>> Start GIVEN DATA

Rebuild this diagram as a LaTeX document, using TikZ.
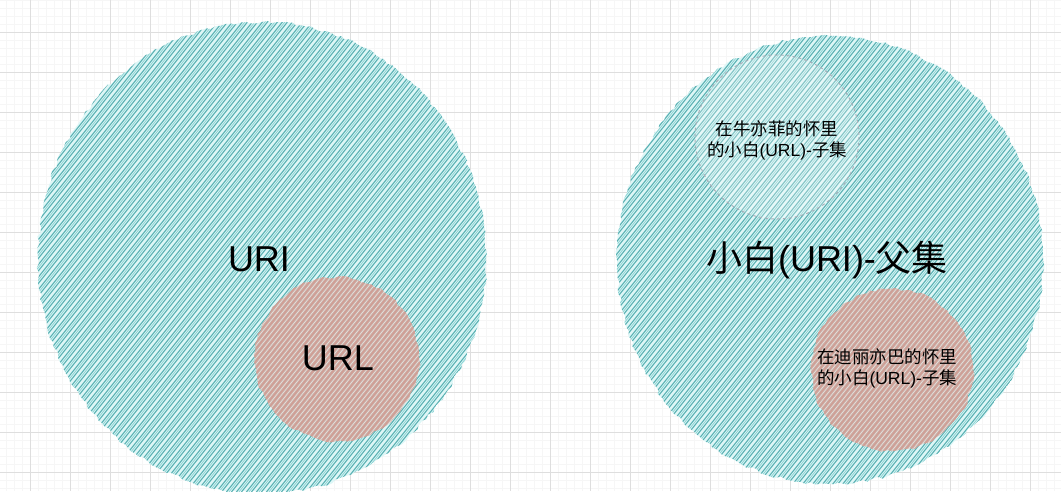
\documentclass[tikz,border=0pt]{standalone}
\usepackage{fontspec}
\usetikzlibrary{decorations.pathmorphing}
\setmainfont{Liberation Sans}
\newfontfamily\cjk{Noto Sans CJK SC}
\definecolor{gridmajor}{RGB}{222,222,222}
\definecolor{gridminor}{RGB}{246,246,246}
\definecolor{tealbg}{RGB}{222,247,247}
\definecolor{teallineA}{RGB}{88,176,178}
\definecolor{teallineB}{RGB}{140,212,212}
\definecolor{redbg}{RGB}{200,174,166}
\definecolor{redlineA}{RGB}{214,152,142}
\definecolor{redlineB}{RGB}{238,228,225}
\definecolor{dashgray}{RGB}{170,176,186}
\tikzset{
  bigtext/.style={font=\fontsize{36}{40}\selectfont, inner sep=0pt},
  smalltext/.style={font=\fontsize{17.5}{21}\selectfont, align=center, inner sep=0pt},
  rough/.style={decorate, decoration={random steps, segment length=5pt, amplitude=1.5pt}},
}
\pgfmathsetseed{7}
\begin{document}
\begin{tikzpicture}[x=1pt,y=-1pt]
\useasboundingbox (0,0) rectangle (1061,491);
\fill[white] (0,0) rectangle (1061,491);
% grid
\foreach \gx in {-2,6,...,1061} \draw[gridminor,line width=0.6pt] (\gx,0) -- (\gx,491);
\foreach \gy in {0,8,...,491} \draw[gridminor,line width=0.6pt] (0,\gy) -- (1061,\gy);
\foreach \gx in {30,70,...,1061} \draw[gridmajor,line width=0.8pt] (\gx,0) -- (\gx,491);
\foreach \gy in {32,72,...,491} \draw[gridmajor,line width=0.8pt] (0,\gy) -- (1061,\gy);

% left big blob
\begin{scope}
  \clip[rough] (262,258) ellipse [x radius=224, y radius=236];
  \fill[tealbg] (30,0) rectangle (500,491);
  \foreach \i in {30,35,...,900} \draw[teallineA,line width=1.1pt] (\i-400,500) -- (\i,0);
  \foreach \i in {32.5,42.5,...,900} \draw[teallineB,line width=0.8pt] (\i-400,500) -- (\i,0);
\end{scope}
% right big blob
\begin{scope}
  \clip[rough] (830,260) ellipse [x radius=213, y radius=224];
  \fill[tealbg] (600,0) rectangle (1061,491);
  \foreach \i in {600,605,...,1480} \draw[teallineA,line width=1.1pt] (\i-400,500) -- (\i,0);
  \foreach \i in {602.5,612.5,...,1480} \draw[teallineB,line width=0.8pt] (\i-400,500) -- (\i,0);
\end{scope}
% left red
\begin{scope}
  \clip[rough] (337,359) circle [radius=82];
  \fill[redbg] (250,270) rectangle (425,445);
  \foreach \i in {250,255,...,770} \draw[redlineA,line width=0.8pt] (\i-400,500) -- (\i,0);
  \foreach \i in {252.5,257.5,...,770} \draw[redlineB,line width=0.6pt] (\i-400,500) -- (\i,0);
\end{scope}
% right red
\begin{scope}
  \clip[rough] (892,370) circle [radius=81];
  \fill[redbg] (805,285) rectangle (980,455);
  \foreach \i in {805,810,...,1400} \draw[redlineA,line width=0.8pt] (\i-400,500) -- (\i,0);
  \foreach \i in {807.5,812.5,...,1400} \draw[redlineB,line width=0.6pt] (\i-400,500) -- (\i,0);
\end{scope}
% dashed subset
\fill[white,opacity=0.25] (777,137) circle [radius=82];
\draw[dashgray,line width=1pt,dash pattern=on 3pt off 3pt] (777,137) circle [radius=82];

% labels
\node[bigtext] (uri) at (259,259) {URI};
\node[bigtext] (url) at (338,358) {URL};
\node[bigtext] (parent) at (827,260) {{\cjk 小白}(URI)-{\cjk 父集}};
\node[smalltext] (subA) at (777,140) {{\cjk 在牛亦菲的怀里}\\{\cjk 的小白}(URL)-{\cjk 子集}};
\node[smalltext] (subB) at (887,368) {{\cjk 在迪丽亦巴的怀里}\\{\cjk 的小白}(URL)-{\cjk 子集}};
\end{tikzpicture}
\end{document}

>> End GIVEN DATA

**CHALLENGE**
From the top of the listing above, repeat each line exactly until you reach the line containing "width=0.8pt] (0,\gy) -- (1061,\gy);", and repeat that one too. Leave the pictures out.

**SOLUTION BELOW**
Rebuild this diagram as a LaTeX document, using TikZ.
\documentclass[tikz,border=0pt]{standalone}
\usepackage{fontspec}
\usetikzlibrary{decorations.pathmorphing}
\setmainfont{Liberation Sans}
\newfontfamily\cjk{Noto Sans CJK SC}
\definecolor{gridmajor}{RGB}{222,222,222}
\definecolor{gridminor}{RGB}{246,246,246}
\definecolor{tealbg}{RGB}{222,247,247}
\definecolor{teallineA}{RGB}{88,176,178}
\definecolor{teallineB}{RGB}{140,212,212}
\definecolor{redbg}{RGB}{200,174,166}
\definecolor{redlineA}{RGB}{214,152,142}
\definecolor{redlineB}{RGB}{238,228,225}
\definecolor{dashgray}{RGB}{170,176,186}
\tikzset{
  bigtext/.style={font=\fontsize{36}{40}\selectfont, inner sep=0pt},
  smalltext/.style={font=\fontsize{17.5}{21}\selectfont, align=center, inner sep=0pt},
  rough/.style={decorate, decoration={random steps, segment length=5pt, amplitude=1.5pt}},
}
\pgfmathsetseed{7}
\begin{document}
\begin{tikzpicture}[x=1pt,y=-1pt]
\useasboundingbox (0,0) rectangle (1061,491);
\fill[white] (0,0) rectangle (1061,491);
% grid
\foreach \gx in {-2,6,...,1061} \draw[gridminor,line width=0.6pt] (\gx,0) -- (\gx,491);
\foreach \gy in {0,8,...,491} \draw[gridminor,line width=0.6pt] (0,\gy) -- (1061,\gy);
\foreach \gx in {30,70,...,1061} \draw[gridmajor,line width=0.8pt] (\gx,0) -- (\gx,491);
\foreach \gy in {32,72,...,491} \draw[gridmajor,line width=0.8pt] (0,\gy) -- (1061,\gy);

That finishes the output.